RECORD EXTRACTS:
━━━━━━━━━━
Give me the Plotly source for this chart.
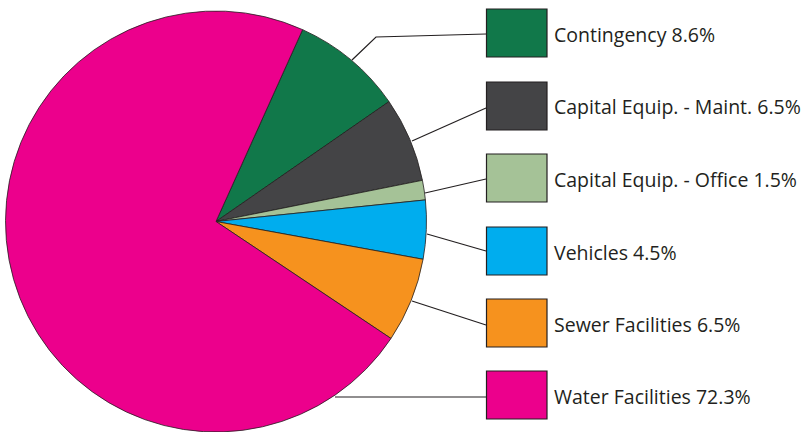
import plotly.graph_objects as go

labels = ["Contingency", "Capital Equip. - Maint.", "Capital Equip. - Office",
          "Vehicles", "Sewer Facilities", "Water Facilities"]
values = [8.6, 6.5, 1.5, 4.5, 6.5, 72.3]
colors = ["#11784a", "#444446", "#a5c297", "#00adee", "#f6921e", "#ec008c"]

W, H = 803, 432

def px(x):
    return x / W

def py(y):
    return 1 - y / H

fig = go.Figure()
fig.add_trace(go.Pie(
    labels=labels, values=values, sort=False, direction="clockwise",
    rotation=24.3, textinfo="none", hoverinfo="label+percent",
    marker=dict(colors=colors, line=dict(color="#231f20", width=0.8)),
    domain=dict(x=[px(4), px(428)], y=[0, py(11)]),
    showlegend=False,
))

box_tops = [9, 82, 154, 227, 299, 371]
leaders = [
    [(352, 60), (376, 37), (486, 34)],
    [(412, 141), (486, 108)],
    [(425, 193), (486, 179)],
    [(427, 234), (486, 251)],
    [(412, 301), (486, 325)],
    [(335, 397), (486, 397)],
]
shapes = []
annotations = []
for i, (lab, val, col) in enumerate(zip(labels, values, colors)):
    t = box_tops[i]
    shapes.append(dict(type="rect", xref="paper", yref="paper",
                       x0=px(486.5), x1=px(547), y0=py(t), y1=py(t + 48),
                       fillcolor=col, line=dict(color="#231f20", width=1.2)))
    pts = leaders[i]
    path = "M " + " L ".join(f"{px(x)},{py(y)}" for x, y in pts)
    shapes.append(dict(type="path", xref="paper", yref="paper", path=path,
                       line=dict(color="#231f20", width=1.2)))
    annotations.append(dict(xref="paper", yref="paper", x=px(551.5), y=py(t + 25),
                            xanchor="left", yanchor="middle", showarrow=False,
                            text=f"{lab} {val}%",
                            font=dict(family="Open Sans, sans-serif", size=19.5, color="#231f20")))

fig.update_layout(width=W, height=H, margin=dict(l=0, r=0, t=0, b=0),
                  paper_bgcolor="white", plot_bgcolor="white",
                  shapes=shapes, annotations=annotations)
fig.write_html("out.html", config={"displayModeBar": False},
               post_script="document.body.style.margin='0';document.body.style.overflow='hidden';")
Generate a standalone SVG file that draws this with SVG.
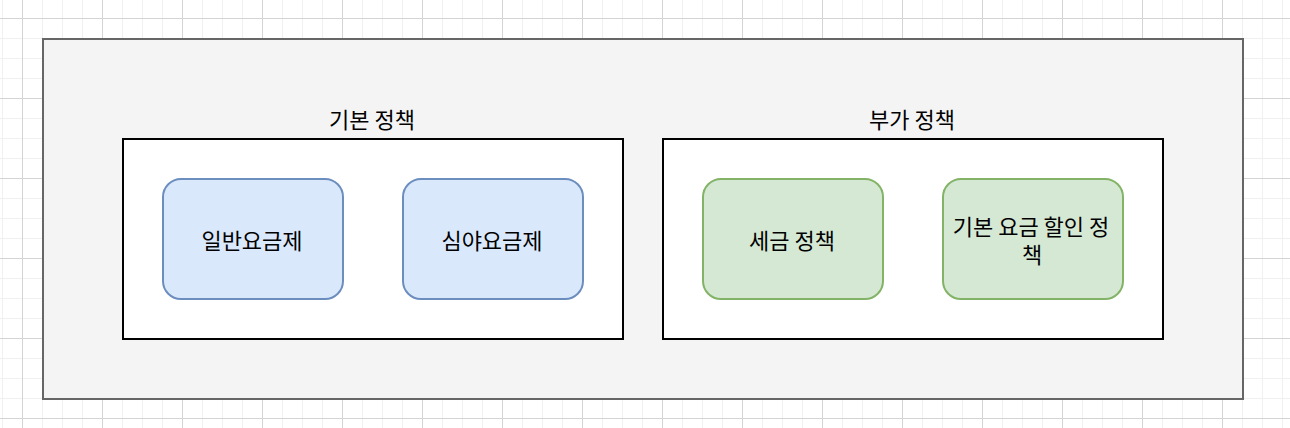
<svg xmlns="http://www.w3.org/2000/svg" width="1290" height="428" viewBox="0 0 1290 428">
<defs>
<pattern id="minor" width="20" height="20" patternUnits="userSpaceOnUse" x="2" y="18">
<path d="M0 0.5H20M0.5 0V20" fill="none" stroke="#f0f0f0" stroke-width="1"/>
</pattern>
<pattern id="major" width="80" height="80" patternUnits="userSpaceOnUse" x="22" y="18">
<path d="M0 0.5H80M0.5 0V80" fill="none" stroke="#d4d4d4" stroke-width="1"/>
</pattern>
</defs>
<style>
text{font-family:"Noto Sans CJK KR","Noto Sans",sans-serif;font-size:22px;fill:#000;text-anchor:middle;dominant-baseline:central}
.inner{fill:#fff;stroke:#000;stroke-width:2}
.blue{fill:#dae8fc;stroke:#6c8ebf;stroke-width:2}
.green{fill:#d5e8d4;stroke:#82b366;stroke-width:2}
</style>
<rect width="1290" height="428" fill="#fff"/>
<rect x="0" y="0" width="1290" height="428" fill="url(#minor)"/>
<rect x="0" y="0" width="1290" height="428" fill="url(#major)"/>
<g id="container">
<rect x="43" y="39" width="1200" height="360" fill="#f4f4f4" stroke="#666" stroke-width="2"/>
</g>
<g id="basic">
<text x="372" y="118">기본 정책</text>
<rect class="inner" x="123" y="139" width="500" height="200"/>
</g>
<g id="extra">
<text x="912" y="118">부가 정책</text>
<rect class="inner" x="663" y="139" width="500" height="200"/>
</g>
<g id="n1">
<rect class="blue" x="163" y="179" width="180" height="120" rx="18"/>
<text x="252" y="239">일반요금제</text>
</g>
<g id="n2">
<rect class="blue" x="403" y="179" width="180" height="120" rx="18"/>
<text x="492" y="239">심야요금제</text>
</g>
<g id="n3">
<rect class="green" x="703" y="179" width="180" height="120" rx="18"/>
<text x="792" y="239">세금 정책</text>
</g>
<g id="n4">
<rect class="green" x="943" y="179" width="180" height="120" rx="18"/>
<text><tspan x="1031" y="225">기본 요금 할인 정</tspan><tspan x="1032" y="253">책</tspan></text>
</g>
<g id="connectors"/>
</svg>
━━━━━━━━━━
WHAT YOU HAVE TO DO: Quote every record above exactly, omitting any pictures they contain.

RESULT BELOW:
Give me the Plotly source for this chart.
import plotly.graph_objects as go

labels = ["Contingency", "Capital Equip. - Maint.", "Capital Equip. - Office",
          "Vehicles", "Sewer Facilities", "Water Facilities"]
values = [8.6, 6.5, 1.5, 4.5, 6.5, 72.3]
colors = ["#11784a", "#444446", "#a5c297", "#00adee", "#f6921e", "#ec008c"]

W, H = 803, 432

def px(x):
    return x / W

def py(y):
    return 1 - y / H

fig = go.Figure()
fig.add_trace(go.Pie(
    labels=labels, values=values, sort=False, direction="clockwise",
    rotation=24.3, textinfo="none", hoverinfo="label+percent",
    marker=dict(colors=colors, line=dict(color="#231f20", width=0.8)),
    domain=dict(x=[px(4), px(428)], y=[0, py(11)]),
    showlegend=False,
))

box_tops = [9, 82, 154, 227, 299, 371]
leaders = [
    [(352, 60), (376, 37), (486, 34)],
    [(412, 141), (486, 108)],
    [(425, 193), (486, 179)],
    [(427, 234), (486, 251)],
    [(412, 301), (486, 325)],
    [(335, 397), (486, 397)],
]
shapes = []
annotations = []
for i, (lab, val, col) in enumerate(zip(labels, values, colors)):
    t = box_tops[i]
    shapes.append(dict(type="rect", xref="paper", yref="paper",
                       x0=px(486.5), x1=px(547), y0=py(t), y1=py(t + 48),
                       fillcolor=col, line=dict(color="#231f20", width=1.2)))
    pts = leaders[i]
    path = "M " + " L ".join(f"{px(x)},{py(y)}" for x, y in pts)
    shapes.append(dict(type="path", xref="paper", yref="paper", path=path,
                       line=dict(color="#231f20", width=1.2)))
    annotations.append(dict(xref="paper", yref="paper", x=px(551.5), y=py(t + 25),
                            xanchor="left", yanchor="middle", showarrow=False,
                            text=f"{lab} {val}%",
                            font=dict(family="Open Sans, sans-serif", size=19.5, color="#231f20")))

fig.update_layout(width=W, height=H, margin=dict(l=0, r=0, t=0, b=0),
                  paper_bgcolor="white", plot_bgcolor="white",
                  shapes=shapes, annotations=annotations)
fig.write_html("out.html", config={"displayModeBar": False},
               post_script="document.body.style.margin='0';document.body.style.overflow='hidden';")
Generate a standalone SVG file that draws this with SVG.
<svg xmlns="http://www.w3.org/2000/svg" width="1290" height="428" viewBox="0 0 1290 428">
<defs>
<pattern id="minor" width="20" height="20" patternUnits="userSpaceOnUse" x="2" y="18">
<path d="M0 0.5H20M0.5 0V20" fill="none" stroke="#f0f0f0" stroke-width="1"/>
</pattern>
<pattern id="major" width="80" height="80" patternUnits="userSpaceOnUse" x="22" y="18">
<path d="M0 0.5H80M0.5 0V80" fill="none" stroke="#d4d4d4" stroke-width="1"/>
</pattern>
</defs>
<style>
text{font-family:"Noto Sans CJK KR","Noto Sans",sans-serif;font-size:22px;fill:#000;text-anchor:middle;dominant-baseline:central}
.inner{fill:#fff;stroke:#000;stroke-width:2}
.blue{fill:#dae8fc;stroke:#6c8ebf;stroke-width:2}
.green{fill:#d5e8d4;stroke:#82b366;stroke-width:2}
</style>
<rect width="1290" height="428" fill="#fff"/>
<rect x="0" y="0" width="1290" height="428" fill="url(#minor)"/>
<rect x="0" y="0" width="1290" height="428" fill="url(#major)"/>
<g id="container">
<rect x="43" y="39" width="1200" height="360" fill="#f4f4f4" stroke="#666" stroke-width="2"/>
</g>
<g id="basic">
<text x="372" y="118">기본 정책</text>
<rect class="inner" x="123" y="139" width="500" height="200"/>
</g>
<g id="extra">
<text x="912" y="118">부가 정책</text>
<rect class="inner" x="663" y="139" width="500" height="200"/>
</g>
<g id="n1">
<rect class="blue" x="163" y="179" width="180" height="120" rx="18"/>
<text x="252" y="239">일반요금제</text>
</g>
<g id="n2">
<rect class="blue" x="403" y="179" width="180" height="120" rx="18"/>
<text x="492" y="239">심야요금제</text>
</g>
<g id="n3">
<rect class="green" x="703" y="179" width="180" height="120" rx="18"/>
<text x="792" y="239">세금 정책</text>
</g>
<g id="n4">
<rect class="green" x="943" y="179" width="180" height="120" rx="18"/>
<text><tspan x="1031" y="225">기본 요금 할인 정</tspan><tspan x="1032" y="253">책</tspan></text>
</g>
<g id="connectors"/>
</svg>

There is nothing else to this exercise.